Global change and a malformation-causing parasite

Ribeiroia ondatrae is a parasitic flatworm that requires three hosts to complete its life cycle: first a snail, then an amphibian or fish, and finally a bird or a mammal. The parasite is best known for causing deformities in their frog hosts, such as additional limbs, and may therefore also be a conservation concern in addition to the many concerns already plaguing amphibians. Like all parasites exposed to the environment, R. ondatrae is sensitive to temperature changes but the complexity of its life cycle makes it difficult to determine how climate change will affect its distribution and impacts on hosts. Our work, currently led by PhD student Korryn Bodner and in collaboration with Pieter Johnson (University of Colorado Boulder) and Sara Paull (University of Colorado Denver) combines mechanistic host-parasite models with machine learning approaches to understand how climate change – along with land use change, pollution and other factors –  influences the parasite’s range, phenology, and its impacts on hosts.

 
 
 

Land use change impacts on parasitism

Land use change can alter the dynamics of host-parasite systems and disease spread in multifaceted ways. Habitat fragmentation, for example, can alter the spatial distribution of hosts and increase or decrease their densities above or below the threshold for epidemic outbreaks. Moreover, changes in landscape geometry also alter the configuration of contact lines and contact barriers between animal populations, thereby changing the probabilities of cross-species disease transmission and zoonotic outbreaks.

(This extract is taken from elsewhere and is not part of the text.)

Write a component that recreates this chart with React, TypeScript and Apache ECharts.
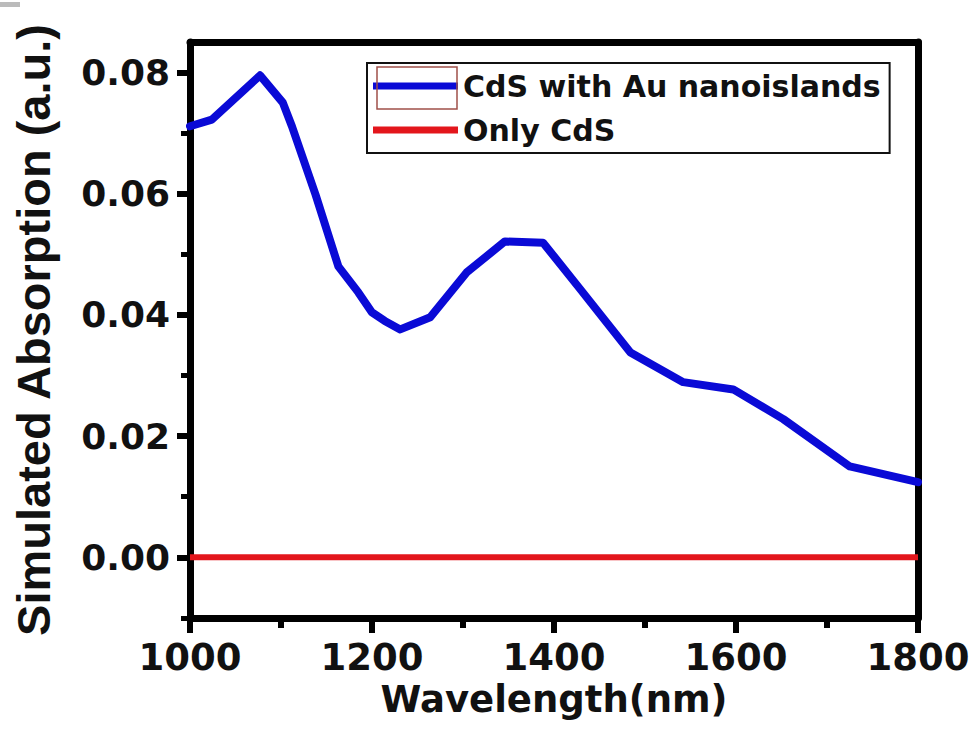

Our work combines the development of new modelling approaches for how land use change impacts parasitism and disease spread, with camera trapping and parasitological work on the Osa Peninsula in southern Costa Rica where we test our ideas and hypotheses empirically. Here, we collaborate with the NGO Osa Conservation to understand how ongoing land conversions affect the viability of mammalian populations and the transmission of parasitic diseases among them. Current work by PhD student Juan Vargas focuses on determining whether domestic dogs may be functioning as a reservoir species from which parasitic disease is spilling over to ocelots and pumas.